● DATA EXTRACT
- - -

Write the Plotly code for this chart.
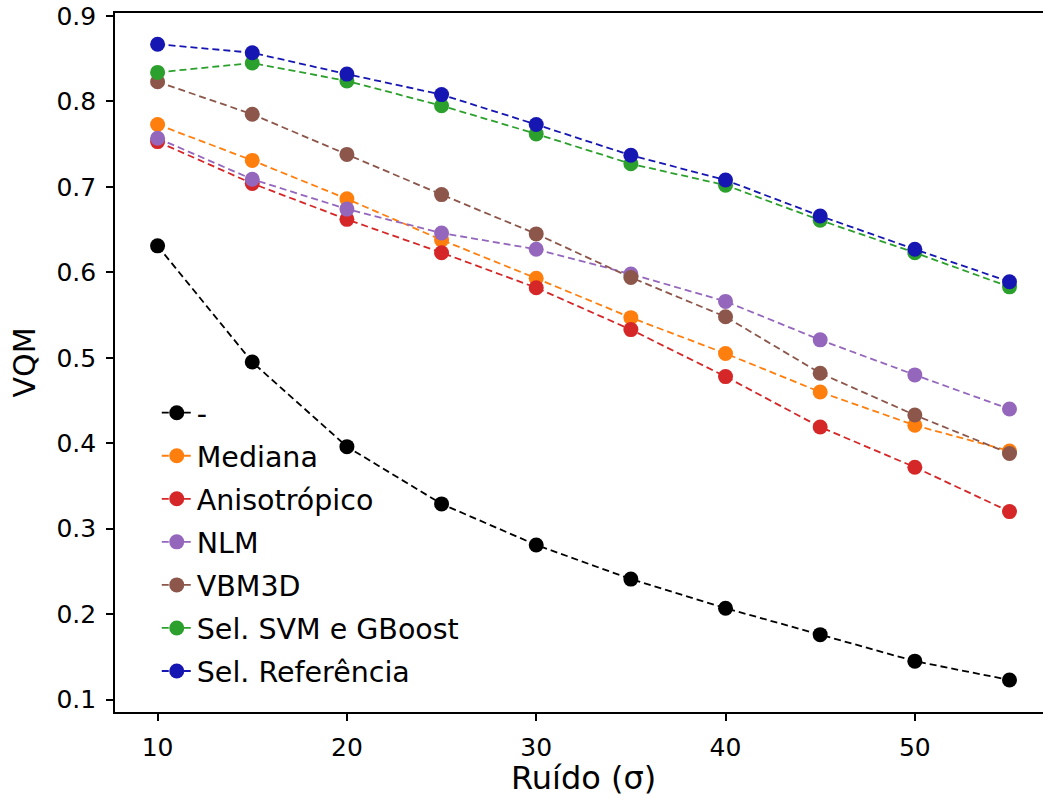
import plotly.graph_objects as go

sigma = [10, 15, 20, 25, 30, 35, 40, 45, 50, 55]

series_names = ["-", "Mediana", "Anisotrópico", "NLM", "VBM3D", "Sel. SVM e GBoost", "Sel. Referência"]

vqm_none = [0.631, 0.495, 0.396, 0.329, 0.281, 0.241, 0.207, 0.176, 0.145, 0.123]
vqm_mediana = [0.773, 0.731, 0.686, 0.638, 0.593, 0.547, 0.505, 0.460, 0.421, 0.391]
vqm_aniso = [0.753, 0.704, 0.662, 0.623, 0.582, 0.533, 0.478, 0.419, 0.372, 0.320]
vqm_nlm = [0.757, 0.709, 0.674, 0.646, 0.627, 0.598, 0.566, 0.521, 0.480, 0.440]
vqm_vbm3d = [0.823, 0.785, 0.738, 0.691, 0.645, 0.594, 0.548, 0.482, 0.433, 0.388]
vqm_svm = [0.834, 0.845, 0.824, 0.795, 0.762, 0.727, 0.702, 0.661, 0.623, 0.583]
vqm_ref = [0.867, 0.857, 0.832, 0.808, 0.773, 0.737, 0.708, 0.666, 0.627, 0.589]

colors = ["#000000", "#ff7f0e", "#d62728", "#9467bd", "#8c564b", "#2ca02c", "#1616b2"]
all_values = [vqm_none, vqm_mediana, vqm_aniso, vqm_nlm, vqm_vbm3d, vqm_svm, vqm_ref]

y_ticks = [0.1, 0.2, 0.3, 0.4, 0.5, 0.6, 0.7, 0.8, 0.9]
x_ticks = [10, 20, 30, 40, 50]

FONT = "DejaVu Sans"

fig = go.Figure()
for i, (name, vals, col) in enumerate(zip(series_names, all_values, colors)):
    fig.add_trace(go.Scatter(
        x=sigma, y=vals, name=name, mode="lines+markers",
        line=dict(color=col, width=1.8, dash="7px,4px"),
        marker=dict(color=col, size=15, line=dict(width=0)),
        legendgroup=f"g{i}",
    ))

fig.update_layout(
    width=1043, height=801,
    margin=dict(l=115, r=0, t=13, b=89),
    paper_bgcolor="white", plot_bgcolor="white",
    font=dict(family=FONT, color="black"),
    showlegend=True,
    legend=dict(
        x=0.045, y=0.464, xanchor="left", yanchor="top",
        font=dict(size=28.5, family=FONT),
        bgcolor="rgba(255,255,255,0)",
        borderwidth=0,
        tracegroupgap=3,
        traceorder="grouped",
    ),
    xaxis=dict(
        range=[7.75, 56.77],
        tickmode="array", tickvals=x_ticks, ticktext=[str(t) for t in x_ticks],
        ticks="outside", ticklen=7, tickwidth=1.5, tickcolor="black",
        showline=True, linecolor="black", linewidth=1.6, mirror=True,
        showgrid=False, zeroline=False,
        tickfont=dict(size=25, family=FONT),
        ticklabelstandoff=5,
    ),
    yaxis=dict(
        range=[0.0855, 0.9035],
        tickmode="array", tickvals=y_ticks, ticktext=[f"{t:.1f}" for t in y_ticks],
        ticks="outside", ticklen=7, tickwidth=1.5, tickcolor="black",
        showline=True, linecolor="black", linewidth=1.6, mirror=False,
        showgrid=False, zeroline=False,
        tickfont=dict(size=25, family=FONT),
        ticklabelstandoff=5,
    ),
    annotations=[
        dict(text="Ruído (σ)", xref="x", yref="paper", x=32.5, y=0, yshift=-66,
             xanchor="center", yanchor="middle", showarrow=False,
             font=dict(size=32, family=FONT)),
        dict(text="VQM", xref="paper", yref="paper", x=0, xshift=-91, y=0.5,
             xanchor="center", yanchor="middle", showarrow=False, textangle=-90,
             font=dict(size=30, family=FONT)),
    ],
)

fig.write_html("out.html")
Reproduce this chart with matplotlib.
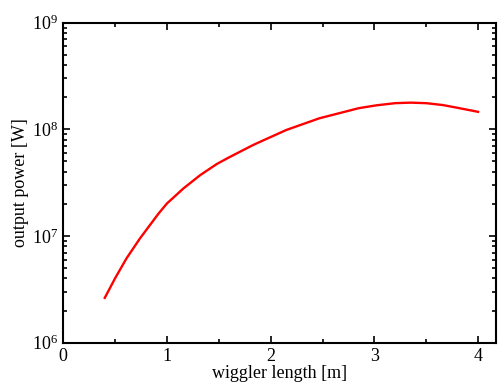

- - -

● GIVEN TASK
Your task is to copy the entries in full and exactly, without any images.

● ANSWER
Write the Plotly code for this chart.
import plotly.graph_objects as go

sigma = [10, 15, 20, 25, 30, 35, 40, 45, 50, 55]

series_names = ["-", "Mediana", "Anisotrópico", "NLM", "VBM3D", "Sel. SVM e GBoost", "Sel. Referência"]

vqm_none = [0.631, 0.495, 0.396, 0.329, 0.281, 0.241, 0.207, 0.176, 0.145, 0.123]
vqm_mediana = [0.773, 0.731, 0.686, 0.638, 0.593, 0.547, 0.505, 0.460, 0.421, 0.391]
vqm_aniso = [0.753, 0.704, 0.662, 0.623, 0.582, 0.533, 0.478, 0.419, 0.372, 0.320]
vqm_nlm = [0.757, 0.709, 0.674, 0.646, 0.627, 0.598, 0.566, 0.521, 0.480, 0.440]
vqm_vbm3d = [0.823, 0.785, 0.738, 0.691, 0.645, 0.594, 0.548, 0.482, 0.433, 0.388]
vqm_svm = [0.834, 0.845, 0.824, 0.795, 0.762, 0.727, 0.702, 0.661, 0.623, 0.583]
vqm_ref = [0.867, 0.857, 0.832, 0.808, 0.773, 0.737, 0.708, 0.666, 0.627, 0.589]

colors = ["#000000", "#ff7f0e", "#d62728", "#9467bd", "#8c564b", "#2ca02c", "#1616b2"]
all_values = [vqm_none, vqm_mediana, vqm_aniso, vqm_nlm, vqm_vbm3d, vqm_svm, vqm_ref]

y_ticks = [0.1, 0.2, 0.3, 0.4, 0.5, 0.6, 0.7, 0.8, 0.9]
x_ticks = [10, 20, 30, 40, 50]

FONT = "DejaVu Sans"

fig = go.Figure()
for i, (name, vals, col) in enumerate(zip(series_names, all_values, colors)):
    fig.add_trace(go.Scatter(
        x=sigma, y=vals, name=name, mode="lines+markers",
        line=dict(color=col, width=1.8, dash="7px,4px"),
        marker=dict(color=col, size=15, line=dict(width=0)),
        legendgroup=f"g{i}",
    ))

fig.update_layout(
    width=1043, height=801,
    margin=dict(l=115, r=0, t=13, b=89),
    paper_bgcolor="white", plot_bgcolor="white",
    font=dict(family=FONT, color="black"),
    showlegend=True,
    legend=dict(
        x=0.045, y=0.464, xanchor="left", yanchor="top",
        font=dict(size=28.5, family=FONT),
        bgcolor="rgba(255,255,255,0)",
        borderwidth=0,
        tracegroupgap=3,
        traceorder="grouped",
    ),
    xaxis=dict(
        range=[7.75, 56.77],
        tickmode="array", tickvals=x_ticks, ticktext=[str(t) for t in x_ticks],
        ticks="outside", ticklen=7, tickwidth=1.5, tickcolor="black",
        showline=True, linecolor="black", linewidth=1.6, mirror=True,
        showgrid=False, zeroline=False,
        tickfont=dict(size=25, family=FONT),
        ticklabelstandoff=5,
    ),
    yaxis=dict(
        range=[0.0855, 0.9035],
        tickmode="array", tickvals=y_ticks, ticktext=[f"{t:.1f}" for t in y_ticks],
        ticks="outside", ticklen=7, tickwidth=1.5, tickcolor="black",
        showline=True, linecolor="black", linewidth=1.6, mirror=False,
        showgrid=False, zeroline=False,
        tickfont=dict(size=25, family=FONT),
        ticklabelstandoff=5,
    ),
    annotations=[
        dict(text="Ruído (σ)", xref="x", yref="paper", x=32.5, y=0, yshift=-66,
             xanchor="center", yanchor="middle", showarrow=False,
             font=dict(size=32, family=FONT)),
        dict(text="VQM", xref="paper", yref="paper", x=0, xshift=-91, y=0.5,
             xanchor="center", yanchor="middle", showarrow=False, textangle=-90,
             font=dict(size=30, family=FONT)),
    ],
)

fig.write_html("out.html")
Reproduce this chart with matplotlib.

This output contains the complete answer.